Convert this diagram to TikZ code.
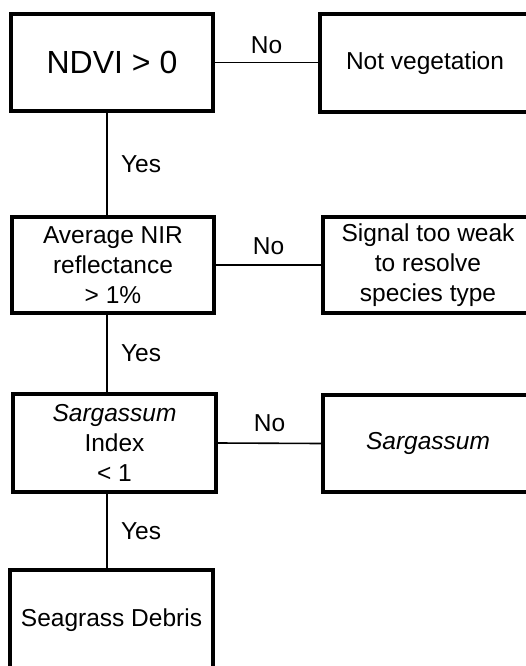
\documentclass[tikz,border=0pt]{standalone}
\usepackage{fontspec}
\setmainfont{Liberation Sans}
\begin{document}
\begin{tikzpicture}[x=1pt, y=-1pt, line width=1.6pt, box node/.style={rectangle,draw,line width=4pt,minimum width=202pt,minimum height=97pt,inner sep=0pt,align=center,font=\fontsize{24.5}{30}\selectfont}, lab/.style={font=\fontsize{24.5}{30}\selectfont}]%
\useasboundingbox (0,0) rectangle (526,666);
\clip (0,0) rectangle (526,666);
\begin{scope}
\node[box node,font=\fontsize{32}{38}\selectfont] (ndvi) at (112,62.5) {NDVI > 0};
\node[box node,minimum width=210pt,minimum height=98pt] (notveg) at (425,63) {Not vegetation};
\node[box node,minimum height=96pt] (nir) at (113,265) {Average NIR\\reflectance\\> 1\%};
\node[box node,minimum width=210pt,minimum height=96pt] (weak) at (428,265) {Signal too weak\\to resolve\\species type};
\node[box node,minimum width=203pt,minimum height=98pt] (sargidx) at (114.5,443) {\textit{Sargassum}\\Index\\< 1};
\node[box node,minimum width=210pt,minimum height=97pt] (sarg) at (428,443.5) {\textit{Sargassum}};
\node[box node,minimum width=203pt,minimum height=100pt] (debris) at (111.5,620) {Seagrass Debris};
%\node[box node] (v) at (,) {};
\end{scope}
\begin{scope}
\draw (ndvi.east) -- node[lab,above=5pt]{No} (notveg.west |- ndvi.east);
\draw (nir.east) -- node[lab,above=6pt]{No} (weak.west);
\draw (sargidx.east) -- node[lab,above=7pt]{No} (sarg.west);
\draw ([xshift=-5pt]ndvi.south) -- node[lab,right=10pt]{Yes} ([xshift=-6pt]nir.north);
\draw ([xshift=-6pt]nir.south) -- node[lab,right=10pt]{Yes} ([xshift=-7.5pt]sargidx.north);
\draw ([xshift=-7.5pt]sargidx.south) -- node[lab,right=10pt]{Yes} ([xshift=-4.5pt]debris.north);
%\draw (v) -- node{} (v);
\end{scope}
\end{tikzpicture}
\end{document}
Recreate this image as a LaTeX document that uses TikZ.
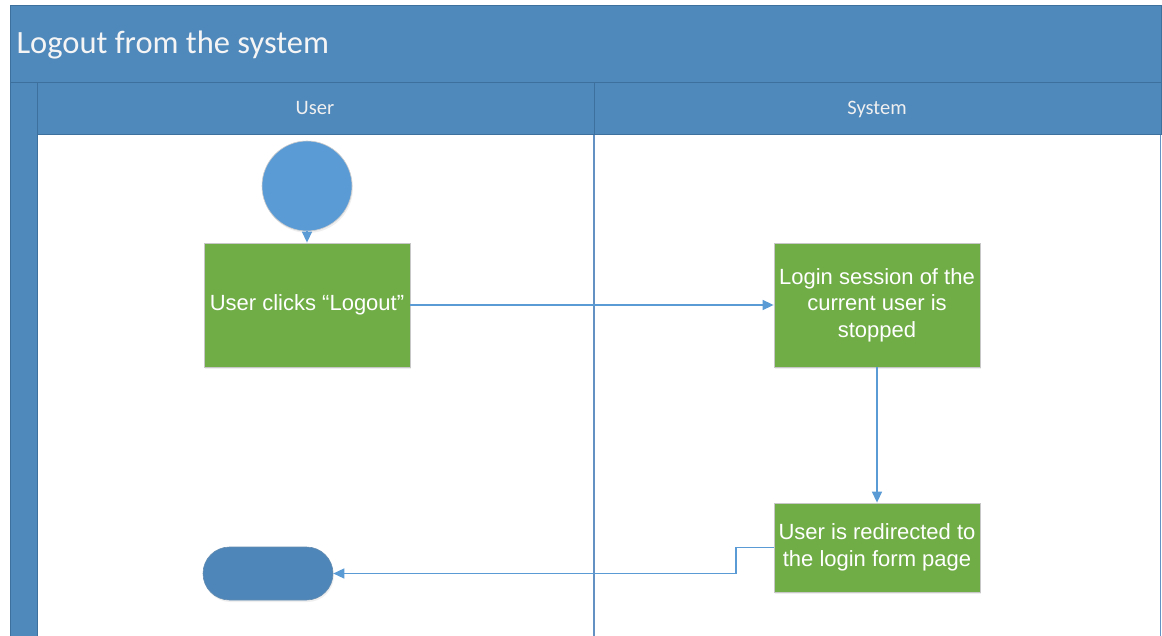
\documentclass[tikz,border=0pt]{standalone}
\usepackage{fontspec}
\setmainfont{Liberation Sans}
\newfontfamily\calibri{Carlito}
\usetikzlibrary{arrows.meta,shadows}
\definecolor{hdrfill}{RGB}{79,136,187}
\definecolor{hdrline}{RGB}{62,112,158}
\definecolor{startblue}{RGB}{91,155,213}
\definecolor{endblue}{RGB}{78,134,186}
\definecolor{taskgreen}{RGB}{112,173,71}
\definecolor{flowblue}{RGB}{91,155,213}
\definecolor{laneline}{RGB}{100,145,195}
\tikzset{
  task/.style={rectangle, fill=taskgreen, draw=black!22, line width=0.8pt,
    minimum width=206pt, align=center, text=white,
    font=\fontsize{22}{26.5}\selectfont,
    drop shadow={opacity=0.12, shadow xshift=1pt, shadow yshift=-2pt}},
  flow/.style={draw=flowblue, line width=1.4pt,
    -{Triangle[length=11pt,width=10pt]}},
  hdrtext/.style={anchor=base, text=white!94!black, font=\calibri\fontsize{20.5}{24}\selectfont},
}
\begin{document}
\begin{tikzpicture}[x=1pt,y=-1pt]
\useasboundingbox (0,0) rectangle (1162,636);
% pool frame: title bar, lane headers, left stripe
\fill[white] (10,6) rectangle (1161,636);
\draw[hdrline, fill=hdrfill, line width=1pt] (10,6) rectangle (1161,83);
\draw[hdrline, fill=hdrfill, line width=1pt] (37,83) rectangle (594,135);
\draw[hdrline, fill=hdrfill, line width=1pt] (594,83) rectangle (1161,135);
\draw[hdrline, fill=hdrfill, line width=1pt] (10,83) rectangle (37,640);
\draw[laneline, line width=1.4pt] (594,135) -- (594,640);
\draw[laneline, line width=1.4pt] (1160.5,135) -- (1160.5,640);
\node[anchor=west, text=white!96!black, font=\calibri\fontsize{32.5}{38}\selectfont] (title) at (13,45) {Logout from the system};
\node[hdrtext] (laneuser) at (315,115) {User};
\node[hdrtext] (lanesys) at (877,115) {System};
% flow nodes
\node[circle, fill=startblue, draw=black!20, line width=0.6pt, minimum size=90pt, inner sep=0pt,
  drop shadow={opacity=0.12, shadow xshift=1pt, shadow yshift=-2pt}] (start) at (307,186) {};
\node[task, minimum height=124pt] (click) at (307,305) {User clicks “Logout”};
\node[task, minimum height=124pt] (stop) at (877,305) {Login session of the\\current user is\\stopped};
\node[task, minimum height=89pt] (redirect) at (877,547.5) {User is redirected to\\the login form page};
\node[rectangle, rounded corners=26.5pt, fill=endblue, draw=hdrline!80, line width=0.6pt,
  minimum width=130pt, minimum height=53pt,
  drop shadow={opacity=0.12, shadow xshift=1pt, shadow yshift=-2pt}] (end) at (268,573.5) {};
\coordinate (bend) at (736,547.5);
% connectors
\draw[flow] (start) -- (click);
\draw[flow] (click) -- (stop);
\draw[flow] (stop) -- (redirect);
\draw[flow] (redirect.west) -- (bend) |- (end.east);
\end{tikzpicture}
\end{document}
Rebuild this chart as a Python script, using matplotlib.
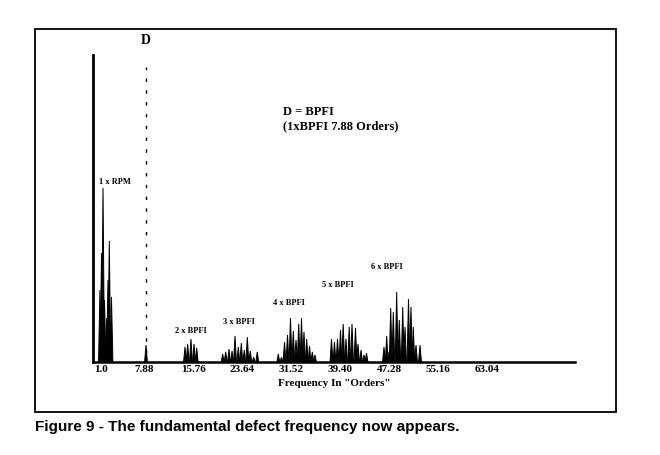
import matplotlib
matplotlib.use("Agg")
import matplotlib.pyplot as plt
from matplotlib.patches import Rectangle

# ---- data (frequency in orders, amplitude in % of full scale) ----
rpm1_freq = [0.80, 1.05, 1.29, 1.53, 1.88, 2.09, 2.30, 2.65]
rpm1_amp = [23.5, 35.5, 56.7, 20.2, 14.3, 26.7, 39.4, 21.2]

bpfi1_freq = [8.20]
bpfi1_amp = [5.5]

bpfi2_freq = [14.47, 14.90, 15.43, 15.92, 16.35]
bpfi2_amp = [4.9, 5.9, 7.5, 5.9, 4.6]

bpfi3_freq = [20.53, 21.01, 21.54, 22.03, 22.51, 23.04, 23.52, 24.00, 24.49, 24.97, 25.51, 26.09]
bpfi3_amp = [2.6, 3.3, 4.2, 3.6, 8.5, 4.9, 6.2, 3.9, 8.1, 3.6, 1.6, 3.3]

bpfi4_freq = [29.47, 29.98, 30.47, 30.95, 31.43, 31.88, 32.32, 32.75, 33.20, 33.60, 34.04, 34.49, 34.94, 35.37]
bpfi4_amp = [2.6, 1.6, 6.5, 8.8, 14.3, 10.1, 7.2, 12.4, 14.3, 9.8, 7.5, 5.2, 3.3, 2.3]

bpfi5_freq = [38.02, 38.50, 38.99, 39.47, 39.90, 40.35, 40.87, 41.32, 41.88, 42.28, 42.77, 43.25, 43.65]
bpfi5_amp = [7.5, 6.5, 7.5, 10.4, 12.4, 7.5, 11.4, 12.4, 11.1, 5.9, 3.9, 2.3, 2.9]

bpfi6_freq = [46.46, 46.90, 47.27, 47.54, 47.96, 48.50, 48.92, 49.47, 49.84, 50.40, 50.80, 51.17, 51.61, 52.25]
bpfi6_amp = [4.9, 8.5, 3.3, 17.6, 16.3, 22.8, 13.7, 17.9, 11.4, 20.5, 17.9, 11.4, 5.5, 5.5]

bpfi_line = 8.20
tick_values = [1.0, 7.88, 15.76, 23.64, 31.52, 39.40, 47.28, 55.16, 63.04]
tick_labels = ["1.0", "7.88", "15.76", "23.64", "31.52", "39.40", "47.28", "55.16", "63.04"]

cluster_labels = ["1 x RPM", "2 x BPFI", "3 x BPFI", "4 x BPFI", "5 x BPFI", "6 x BPFI"]
cluster_label_x = [3.2, 15.4, 23.2, 31.2, 39.0, 46.9]
cluster_label_y = [58.6, 10.1, 13.0, 19.2, 25.1, 30.9]

serif = ["Liberation Serif", "DejaVu Serif"]

fig = plt.figure(figsize=(6.6, 4.55), dpi=100)
fig.patch.set_facecolor("white")

# outer frame
fig.patches.append(Rectangle((35 / 660, 1 - 412 / 455), 581 / 660, 383 / 455,
                             transform=fig.transFigure, fill=False,
                             edgecolor="black", linewidth=1.3))

ax = fig.add_axes([93 / 660, 1 - 362 / 455, 482 / 660, 307 / 455])
ax.set_xlim(-0.32, 77.17)
ax.set_ylim(0, 100)

hw = 0.23
all_groups = [(rpm1_freq, rpm1_amp), (bpfi1_freq, bpfi1_amp), (bpfi2_freq, bpfi2_amp),
              (bpfi3_freq, bpfi3_amp), (bpfi4_freq, bpfi4_amp), (bpfi5_freq, bpfi5_amp),
              (bpfi6_freq, bpfi6_amp)]
for freqs, amps in all_groups:
    for f, a in zip(freqs, amps):
        ax.fill([f - hw, f, f + hw], [0, a, 0], color="black", linewidth=0.7)

ax.axvline(bpfi_line, ymin=0.03, ymax=0.96, color="black", lw=1.0, ls=(0, (2.5, 6)))

for lab, x, y in zip(cluster_labels, cluster_label_x, cluster_label_y):
    ax.text(x, y, lab, ha="center", va="center", fontsize=6, fontweight="bold",
            family=serif)

ax.text(bpfi_line, 102.5, "D", ha="center", va="bottom", fontsize=10, fontweight="bold",
        family=serif, clip_on=False)
ax.text(30.2, 79.2, "D = BPFI\n(1xBPFI 7.88 Orders)", ha="left", va="center",
        fontsize=9, fontweight="bold", family=serif, linespacing=1.25)

ax.set_xticks(tick_values)
ax.set_xticklabels(tick_labels, fontsize=8, fontweight="bold", family=serif)
ax.tick_params(axis="x", length=0, pad=2.5)
ax.set_yticks([])
ax.set_xlabel('Frequency In "Orders"', fontsize=8, fontweight="bold", family=serif,
              labelpad=3)

for s in ["top", "right"]:
    ax.spines[s].set_visible(False)
ax.spines["left"].set_linewidth(2.0)
ax.spines["bottom"].set_linewidth(1.8)

fig.text(35 / 660, 1 - 420 / 455, "Figure 9 - The fundamental defect frequency now appears.",
         ha="left", va="top", fontsize=11, fontweight="bold",
         family=["Liberation Sans", "DejaVu Sans"])

fig.savefig("out.png", dpi=100, facecolor="white")
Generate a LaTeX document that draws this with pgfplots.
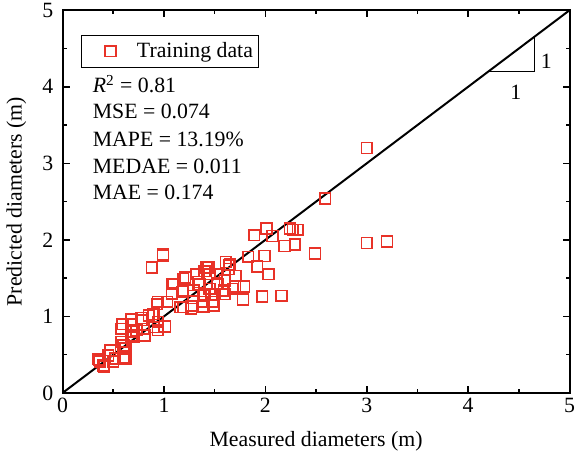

EXERCISE -
From the entries above, copy exactly the lines starting at the one with "Rebuild this chart" and stopping at the one with "bpfi2_amp = [4.9, 5.9, 7.5, 5.9, 4.6]", keeping both ends. Drop the pictures.

TASK RESULT -
Rebuild this chart as a Python script, using matplotlib.
import matplotlib
matplotlib.use("Agg")
import matplotlib.pyplot as plt
from matplotlib.patches import Rectangle

# ---- data (frequency in orders, amplitude in % of full scale) ----
rpm1_freq = [0.80, 1.05, 1.29, 1.53, 1.88, 2.09, 2.30, 2.65]
rpm1_amp = [23.5, 35.5, 56.7, 20.2, 14.3, 26.7, 39.4, 21.2]

bpfi1_freq = [8.20]
bpfi1_amp = [5.5]

bpfi2_freq = [14.47, 14.90, 15.43, 15.92, 16.35]
bpfi2_amp = [4.9, 5.9, 7.5, 5.9, 4.6]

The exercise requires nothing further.